▶ What you have to do
Copy the data precisely, character for character, and leave out every picture.

──────── Stored data

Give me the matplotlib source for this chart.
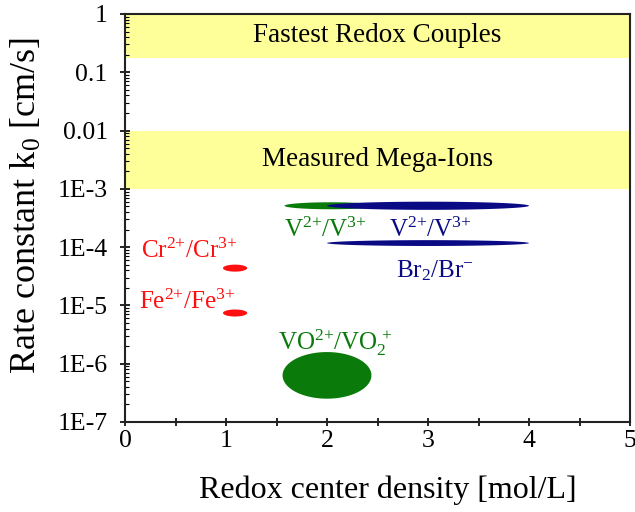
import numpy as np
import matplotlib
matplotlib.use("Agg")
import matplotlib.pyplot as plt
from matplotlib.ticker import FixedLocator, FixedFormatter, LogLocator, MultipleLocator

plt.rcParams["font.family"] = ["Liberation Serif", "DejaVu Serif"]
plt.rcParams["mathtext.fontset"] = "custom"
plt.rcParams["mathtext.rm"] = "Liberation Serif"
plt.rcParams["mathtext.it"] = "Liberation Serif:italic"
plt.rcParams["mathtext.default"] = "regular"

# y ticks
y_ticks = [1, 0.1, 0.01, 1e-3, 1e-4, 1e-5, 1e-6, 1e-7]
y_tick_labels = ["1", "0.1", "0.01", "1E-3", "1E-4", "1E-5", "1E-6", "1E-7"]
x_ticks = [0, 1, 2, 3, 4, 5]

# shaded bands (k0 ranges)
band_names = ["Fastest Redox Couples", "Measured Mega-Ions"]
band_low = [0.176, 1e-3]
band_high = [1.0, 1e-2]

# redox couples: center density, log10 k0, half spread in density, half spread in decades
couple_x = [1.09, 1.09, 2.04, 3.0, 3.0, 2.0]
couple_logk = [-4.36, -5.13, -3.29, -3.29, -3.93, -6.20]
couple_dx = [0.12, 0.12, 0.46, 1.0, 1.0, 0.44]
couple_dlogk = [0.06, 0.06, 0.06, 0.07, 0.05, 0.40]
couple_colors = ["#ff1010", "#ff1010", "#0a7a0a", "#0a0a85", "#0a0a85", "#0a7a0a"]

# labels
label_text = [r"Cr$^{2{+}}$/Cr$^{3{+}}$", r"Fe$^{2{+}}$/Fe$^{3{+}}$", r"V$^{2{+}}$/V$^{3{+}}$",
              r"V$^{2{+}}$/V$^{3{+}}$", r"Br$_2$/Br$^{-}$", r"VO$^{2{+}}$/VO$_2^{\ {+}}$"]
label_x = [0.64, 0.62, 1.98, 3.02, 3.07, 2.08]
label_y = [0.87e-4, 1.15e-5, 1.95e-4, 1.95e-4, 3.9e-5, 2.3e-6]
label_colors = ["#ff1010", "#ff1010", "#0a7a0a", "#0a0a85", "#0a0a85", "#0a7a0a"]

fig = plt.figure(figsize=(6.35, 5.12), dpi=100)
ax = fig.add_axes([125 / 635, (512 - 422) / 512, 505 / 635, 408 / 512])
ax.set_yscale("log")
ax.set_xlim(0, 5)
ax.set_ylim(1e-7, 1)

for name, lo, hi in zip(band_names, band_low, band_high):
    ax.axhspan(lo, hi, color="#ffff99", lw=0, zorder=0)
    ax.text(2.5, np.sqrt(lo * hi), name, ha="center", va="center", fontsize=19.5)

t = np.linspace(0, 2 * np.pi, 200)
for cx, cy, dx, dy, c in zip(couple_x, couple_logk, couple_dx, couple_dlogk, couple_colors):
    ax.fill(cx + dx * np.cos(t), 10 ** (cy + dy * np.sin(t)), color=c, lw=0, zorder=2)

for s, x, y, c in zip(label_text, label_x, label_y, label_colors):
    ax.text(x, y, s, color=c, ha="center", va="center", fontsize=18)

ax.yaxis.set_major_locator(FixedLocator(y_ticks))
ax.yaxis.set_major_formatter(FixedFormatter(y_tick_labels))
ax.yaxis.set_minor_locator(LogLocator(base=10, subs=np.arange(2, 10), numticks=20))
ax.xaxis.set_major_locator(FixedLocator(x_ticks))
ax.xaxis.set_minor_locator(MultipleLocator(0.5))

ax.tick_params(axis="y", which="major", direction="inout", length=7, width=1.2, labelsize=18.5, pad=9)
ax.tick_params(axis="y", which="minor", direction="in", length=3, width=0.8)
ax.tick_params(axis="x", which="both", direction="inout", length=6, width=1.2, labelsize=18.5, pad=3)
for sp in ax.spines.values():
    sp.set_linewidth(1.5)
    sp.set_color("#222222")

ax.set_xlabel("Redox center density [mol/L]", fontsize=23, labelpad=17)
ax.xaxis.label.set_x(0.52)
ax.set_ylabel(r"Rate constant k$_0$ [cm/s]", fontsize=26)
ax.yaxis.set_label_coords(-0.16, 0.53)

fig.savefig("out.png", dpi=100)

────────────────

▶ Task answer
Give me the matplotlib source for this chart.
import numpy as np
import matplotlib
matplotlib.use("Agg")
import matplotlib.pyplot as plt
from matplotlib.ticker import FixedLocator, FixedFormatter, LogLocator, MultipleLocator

plt.rcParams["font.family"] = ["Liberation Serif", "DejaVu Serif"]
plt.rcParams["mathtext.fontset"] = "custom"
plt.rcParams["mathtext.rm"] = "Liberation Serif"
plt.rcParams["mathtext.it"] = "Liberation Serif:italic"
plt.rcParams["mathtext.default"] = "regular"

# y ticks
y_ticks = [1, 0.1, 0.01, 1e-3, 1e-4, 1e-5, 1e-6, 1e-7]
y_tick_labels = ["1", "0.1", "0.01", "1E-3", "1E-4", "1E-5", "1E-6", "1E-7"]
x_ticks = [0, 1, 2, 3, 4, 5]

# shaded bands (k0 ranges)
band_names = ["Fastest Redox Couples", "Measured Mega-Ions"]
band_low = [0.176, 1e-3]
band_high = [1.0, 1e-2]

# redox couples: center density, log10 k0, half spread in density, half spread in decades
couple_x = [1.09, 1.09, 2.04, 3.0, 3.0, 2.0]
couple_logk = [-4.36, -5.13, -3.29, -3.29, -3.93, -6.20]
couple_dx = [0.12, 0.12, 0.46, 1.0, 1.0, 0.44]
couple_dlogk = [0.06, 0.06, 0.06, 0.07, 0.05, 0.40]
couple_colors = ["#ff1010", "#ff1010", "#0a7a0a", "#0a0a85", "#0a0a85", "#0a7a0a"]

# labels
label_text = [r"Cr$^{2{+}}$/Cr$^{3{+}}$", r"Fe$^{2{+}}$/Fe$^{3{+}}$", r"V$^{2{+}}$/V$^{3{+}}$",
              r"V$^{2{+}}$/V$^{3{+}}$", r"Br$_2$/Br$^{-}$", r"VO$^{2{+}}$/VO$_2^{\ {+}}$"]
label_x = [0.64, 0.62, 1.98, 3.02, 3.07, 2.08]
label_y = [0.87e-4, 1.15e-5, 1.95e-4, 1.95e-4, 3.9e-5, 2.3e-6]
label_colors = ["#ff1010", "#ff1010", "#0a7a0a", "#0a0a85", "#0a0a85", "#0a7a0a"]

fig = plt.figure(figsize=(6.35, 5.12), dpi=100)
ax = fig.add_axes([125 / 635, (512 - 422) / 512, 505 / 635, 408 / 512])
ax.set_yscale("log")
ax.set_xlim(0, 5)
ax.set_ylim(1e-7, 1)

for name, lo, hi in zip(band_names, band_low, band_high):
    ax.axhspan(lo, hi, color="#ffff99", lw=0, zorder=0)
    ax.text(2.5, np.sqrt(lo * hi), name, ha="center", va="center", fontsize=19.5)

t = np.linspace(0, 2 * np.pi, 200)
for cx, cy, dx, dy, c in zip(couple_x, couple_logk, couple_dx, couple_dlogk, couple_colors):
    ax.fill(cx + dx * np.cos(t), 10 ** (cy + dy * np.sin(t)), color=c, lw=0, zorder=2)

for s, x, y, c in zip(label_text, label_x, label_y, label_colors):
    ax.text(x, y, s, color=c, ha="center", va="center", fontsize=18)

ax.yaxis.set_major_locator(FixedLocator(y_ticks))
ax.yaxis.set_major_formatter(FixedFormatter(y_tick_labels))
ax.yaxis.set_minor_locator(LogLocator(base=10, subs=np.arange(2, 10), numticks=20))
ax.xaxis.set_major_locator(FixedLocator(x_ticks))
ax.xaxis.set_minor_locator(MultipleLocator(0.5))

ax.tick_params(axis="y", which="major", direction="inout", length=7, width=1.2, labelsize=18.5, pad=9)
ax.tick_params(axis="y", which="minor", direction="in", length=3, width=0.8)
ax.tick_params(axis="x", which="both", direction="inout", length=6, width=1.2, labelsize=18.5, pad=3)
for sp in ax.spines.values():
    sp.set_linewidth(1.5)
    sp.set_color("#222222")

ax.set_xlabel("Redox center density [mol/L]", fontsize=23, labelpad=17)
ax.xaxis.label.set_x(0.52)
ax.set_ylabel(r"Rate constant k$_0$ [cm/s]", fontsize=26)
ax.yaxis.set_label_coords(-0.16, 0.53)

fig.savefig("out.png", dpi=100)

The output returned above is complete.